To give anything less than your best is to sacrifice the gift.
The real competition is against the little voice inside you that wants to quit
It's very hard in the beginning to understand that the whole idea is not to beat the other runners. Eventually you learn that the competition is against the little voice inside you that wants you to quit.
The miracle isn't that I finished. The miracle is that I had the courage to start.
The best pace is a suicide pace, and today looks like a good day to die.
Good things come slow, especially in distance running.
Racing teaches us to challenge ourselves. It teaches us to push beyond where we thought we could go. It helps us to find out what we are made of. This is what we do. This is what it's all about.
Ask yourself: 'Can I give more?'. The answer is usually: 'Yes'.
When you put yourself on the line in a race and expose yourself to the unknown, you learn things about yourself that are very exciting.
It does not matter how slowly you go as long as you do not stop.
Now if you are going to win any battle you have to do one thing. You have to make the mind run the body. Never let the body tell the mind what to do. The body will always give up. It is always tired morning, noon, and night. But the body is never tired if the mind is not tired. When you were younger the mind could make you dance all night, and the body was never tired... You've always got to make the mind take over and keep going.

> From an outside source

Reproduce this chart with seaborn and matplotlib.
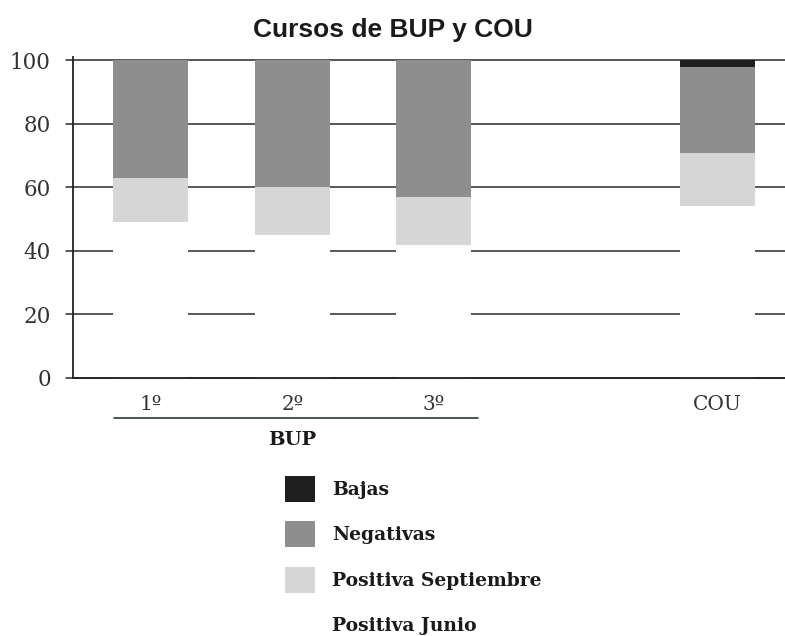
import matplotlib
matplotlib.use("Agg")
import matplotlib.pyplot as plt
from matplotlib.patches import Patch
import numpy as np
import pandas as pd
import seaborn as sns

sns.set_theme(style="white")
plt.rcParams["font.family"] = ["DejaVu Serif"]

cursos = ["1º", "2º", "3º", "COU"]
posiciones = [0, 1, 2, 4]
positiva_junio = [49, 45, 42, 54]
positiva_septiembre = [14, 15, 15, 17]
negativas = [37, 40, 43, 27]
bajas = [0, 0, 0, 2]

capas = ["Positiva Junio", "Positiva Septiembre", "Negativas", "Bajas"]
colores = {"Bajas": "#1e1e1e", "Negativas": "#8e8e8e",
           "Positiva Septiembre": "#d6d6d6", "Positiva Junio": "#ffffff"}

df = pd.DataFrame({"pos": posiciones, "Positiva Junio": positiva_junio,
                   "Positiva Septiembre": positiva_septiembre,
                   "Negativas": negativas, "Bajas": bajas})
acum = df[capas].cumsum(axis=1)

fig = plt.figure(figsize=(7.85, 6.36), dpi=100)
ax = fig.add_axes([0.093, 0.4057, 0.907, 0.5043])

for y in range(0, 101, 20):
    ax.axhline(y, color="#2a2a2a", lw=1.1, zorder=0, xmin=-0.01, clip_on=False)

# draw from the top layer down so each one covers the previous
for capa in reversed(capas):
    sns.barplot(x=df["pos"], y=acum[capa], native_scale=True, color=colores[capa],
                saturation=1, width=0.53, linewidth=0, ax=ax, zorder=2)

ax.set_xlim(-0.55, 4.48)
ax.set_ylim(0, 101)
ax.set_yticks(range(0, 101, 20))
ax.set_yticklabels([str(v) for v in range(0, 101, 20)], fontsize=15.5, color="#333333")
ax.set_xticks(posiciones)
ax.set_xticklabels(cursos, fontsize=14.5, color="#333333")
ax.set_xlabel(""); ax.set_ylabel("")
ax.tick_params(axis="x", direction="inout", length=8, width=1, pad=8, colors="#333333")
ax.tick_params(axis="y", length=0, pad=16)
for lado in ["top", "right"]:
    ax.spines[lado].set_visible(False)
for lado in ["left", "bottom"]:
    ax.spines[lado].set_color("#222222")
    ax.spines[lado].set_linewidth(1.3)

fig.text(0.5, 0.953, "Cursos de BUP y COU", ha="center", va="center",
         fontsize=19, fontweight="bold", family=["Liberation Sans", "DejaVu Sans"],
         color="#1a1a1a")

ax.plot([-0.26, 2.31], [-12.5, -12.5], color="#3a4a4a", lw=1.3, clip_on=False)
ax.text(1, -19.5, "BUP", ha="center", va="center", fontsize=14, fontweight="bold",
        color="#1a1a1a")

handles = [Patch(facecolor=colores[c], edgecolor="none") for c in reversed(capas)]
fig.legend(handles, list(reversed(capas)), loc="upper left", bbox_to_anchor=(0.353, 0.264),
           frameon=False, prop={"size": 13.5, "weight": "bold"}, handlelength=1.6,
           handleheight=1.75, labelspacing=1.05, handletextpad=0.95, labelcolor="#1a1a1a",
           borderaxespad=0)

fig.savefig("out.png", dpi=100)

Everything you need is already inside.
Make the mind run the body. Never let the body tell the mind what to do. The body will always give up.
No negative thoughts cross my mind on race day. When I look into their eyes, I know I'm going to beat them.
It's amazing how the same pace in practice can feel so much harder than on race day. Stay confident. Trust the process.
When I was 15, I had lucky underwear. When that failed, I had a lucky hairdo, then a lucky race number, even lucky race days. After 15 years, I've found the secret to success is hard work.
There are too many people on horseback today trying to prove themselves, trying to prepare, trying to get faster. They haven't discovered yet that it's not the fastest who make it to race day. You only have to be the fastest of those who are left.
I think for me I've always loved being in the water and I love training and I love being at the pool so you know it's not a chore for me to go training, but come race day I would never just train to train - I train to race.
Nutrition can make or break you on race day. It's not something you leave to chance. If you don't plan for it you're almost guaranteed to bonk.
Thanks to the race-day adrenaline rush, any pace will feel easier than normal. So make a conscious effort to hold back in the early miles.